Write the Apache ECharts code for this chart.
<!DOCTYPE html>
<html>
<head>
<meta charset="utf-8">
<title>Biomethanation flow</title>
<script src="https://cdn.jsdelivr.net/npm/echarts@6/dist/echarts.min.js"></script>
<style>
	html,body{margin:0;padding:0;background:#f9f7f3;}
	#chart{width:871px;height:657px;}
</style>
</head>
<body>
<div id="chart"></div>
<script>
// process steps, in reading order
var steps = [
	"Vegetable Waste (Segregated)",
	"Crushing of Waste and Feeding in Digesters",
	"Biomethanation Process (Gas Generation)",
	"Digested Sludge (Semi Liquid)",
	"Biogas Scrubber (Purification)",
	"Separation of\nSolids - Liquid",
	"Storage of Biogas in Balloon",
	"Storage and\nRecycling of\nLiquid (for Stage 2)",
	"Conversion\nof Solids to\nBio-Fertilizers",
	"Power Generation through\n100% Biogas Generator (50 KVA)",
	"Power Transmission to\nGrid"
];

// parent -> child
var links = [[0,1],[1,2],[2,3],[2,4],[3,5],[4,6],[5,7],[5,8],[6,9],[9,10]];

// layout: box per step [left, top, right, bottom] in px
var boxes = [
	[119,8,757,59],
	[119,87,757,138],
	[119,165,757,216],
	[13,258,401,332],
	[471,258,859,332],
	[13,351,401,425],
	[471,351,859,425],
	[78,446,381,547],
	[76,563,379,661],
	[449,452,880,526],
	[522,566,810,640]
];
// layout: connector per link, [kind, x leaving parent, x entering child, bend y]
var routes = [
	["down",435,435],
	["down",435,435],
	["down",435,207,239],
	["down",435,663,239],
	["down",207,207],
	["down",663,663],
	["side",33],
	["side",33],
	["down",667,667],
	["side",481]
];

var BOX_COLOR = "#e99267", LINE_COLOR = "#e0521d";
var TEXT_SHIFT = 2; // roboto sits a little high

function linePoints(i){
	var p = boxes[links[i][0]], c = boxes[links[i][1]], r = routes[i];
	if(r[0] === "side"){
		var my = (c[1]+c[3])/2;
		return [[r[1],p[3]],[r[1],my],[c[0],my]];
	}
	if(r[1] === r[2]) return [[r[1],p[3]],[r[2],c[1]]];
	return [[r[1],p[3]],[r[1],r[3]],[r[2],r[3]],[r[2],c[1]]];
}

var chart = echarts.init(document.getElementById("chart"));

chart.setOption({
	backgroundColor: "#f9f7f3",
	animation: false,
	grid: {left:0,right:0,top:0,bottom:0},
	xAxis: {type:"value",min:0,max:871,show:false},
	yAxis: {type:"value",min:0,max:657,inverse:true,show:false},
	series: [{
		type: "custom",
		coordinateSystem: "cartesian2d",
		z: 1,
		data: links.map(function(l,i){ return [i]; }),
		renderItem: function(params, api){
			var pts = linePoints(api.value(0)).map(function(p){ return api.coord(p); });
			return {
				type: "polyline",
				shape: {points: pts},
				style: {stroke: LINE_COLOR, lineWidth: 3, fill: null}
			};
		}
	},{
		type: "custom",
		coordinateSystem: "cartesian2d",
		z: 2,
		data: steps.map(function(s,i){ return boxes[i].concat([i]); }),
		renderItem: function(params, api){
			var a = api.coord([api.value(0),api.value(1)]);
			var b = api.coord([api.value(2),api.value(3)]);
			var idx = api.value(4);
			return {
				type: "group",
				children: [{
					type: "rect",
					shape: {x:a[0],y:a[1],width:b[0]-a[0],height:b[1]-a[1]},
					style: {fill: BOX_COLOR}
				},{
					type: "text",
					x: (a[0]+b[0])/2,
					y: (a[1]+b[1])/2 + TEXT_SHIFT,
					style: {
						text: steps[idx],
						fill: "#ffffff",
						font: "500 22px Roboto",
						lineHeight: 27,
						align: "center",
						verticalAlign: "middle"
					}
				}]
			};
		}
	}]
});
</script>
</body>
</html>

-------

→ **Problem description**
Write each line above out exactly.

→ **Result of the exercise**
Write the Apache ECharts code for this chart.
<!DOCTYPE html>
<html>
<head>
<meta charset="utf-8">
<title>Biomethanation flow</title>
<script src="https://cdn.jsdelivr.net/npm/echarts@6/dist/echarts.min.js"></script>
<style>
	html,body{margin:0;padding:0;background:#f9f7f3;}
	#chart{width:871px;height:657px;}
</style>
</head>
<body>
<div id="chart"></div>
<script>
// process steps, in reading order
var steps = [
	"Vegetable Waste (Segregated)",
	"Crushing of Waste and Feeding in Digesters",
	"Biomethanation Process (Gas Generation)",
	"Digested Sludge (Semi Liquid)",
	"Biogas Scrubber (Purification)",
	"Separation of\nSolids - Liquid",
	"Storage of Biogas in Balloon",
	"Storage and\nRecycling of\nLiquid (for Stage 2)",
	"Conversion\nof Solids to\nBio-Fertilizers",
	"Power Generation through\n100% Biogas Generator (50 KVA)",
	"Power Transmission to\nGrid"
];

// parent -> child
var links = [[0,1],[1,2],[2,3],[2,4],[3,5],[4,6],[5,7],[5,8],[6,9],[9,10]];

// layout: box per step [left, top, right, bottom] in px
var boxes = [
	[119,8,757,59],
	[119,87,757,138],
	[119,165,757,216],
	[13,258,401,332],
	[471,258,859,332],
	[13,351,401,425],
	[471,351,859,425],
	[78,446,381,547],
	[76,563,379,661],
	[449,452,880,526],
	[522,566,810,640]
];
// layout: connector per link, [kind, x leaving parent, x entering child, bend y]
var routes = [
	["down",435,435],
	["down",435,435],
	["down",435,207,239],
	["down",435,663,239],
	["down",207,207],
	["down",663,663],
	["side",33],
	["side",33],
	["down",667,667],
	["side",481]
];

var BOX_COLOR = "#e99267", LINE_COLOR = "#e0521d";
var TEXT_SHIFT = 2; // roboto sits a little high

function linePoints(i){
	var p = boxes[links[i][0]], c = boxes[links[i][1]], r = routes[i];
	if(r[0] === "side"){
		var my = (c[1]+c[3])/2;
		return [[r[1],p[3]],[r[1],my],[c[0],my]];
	}
	if(r[1] === r[2]) return [[r[1],p[3]],[r[2],c[1]]];
	return [[r[1],p[3]],[r[1],r[3]],[r[2],r[3]],[r[2],c[1]]];
}

var chart = echarts.init(document.getElementById("chart"));

chart.setOption({
	backgroundColor: "#f9f7f3",
	animation: false,
	grid: {left:0,right:0,top:0,bottom:0},
	xAxis: {type:"value",min:0,max:871,show:false},
	yAxis: {type:"value",min:0,max:657,inverse:true,show:false},
	series: [{
		type: "custom",
		coordinateSystem: "cartesian2d",
		z: 1,
		data: links.map(function(l,i){ return [i]; }),
		renderItem: function(params, api){
			var pts = linePoints(api.value(0)).map(function(p){ return api.coord(p); });
			return {
				type: "polyline",
				shape: {points: pts},
				style: {stroke: LINE_COLOR, lineWidth: 3, fill: null}
			};
		}
	},{
		type: "custom",
		coordinateSystem: "cartesian2d",
		z: 2,
		data: steps.map(function(s,i){ return boxes[i].concat([i]); }),
		renderItem: function(params, api){
			var a = api.coord([api.value(0),api.value(1)]);
			var b = api.coord([api.value(2),api.value(3)]);
			var idx = api.value(4);
			return {
				type: "group",
				children: [{
					type: "rect",
					shape: {x:a[0],y:a[1],width:b[0]-a[0],height:b[1]-a[1]},
					style: {fill: BOX_COLOR}
				},{
					type: "text",
					x: (a[0]+b[0])/2,
					y: (a[1]+b[1])/2 + TEXT_SHIFT,
					style: {
						text: steps[idx],
						fill: "#ffffff",
						font: "500 22px Roboto",
						lineHeight: 27,
						align: "center",
						verticalAlign: "middle"
					}
				}]
			};
		}
	}]
});
</script>
</body>
</html>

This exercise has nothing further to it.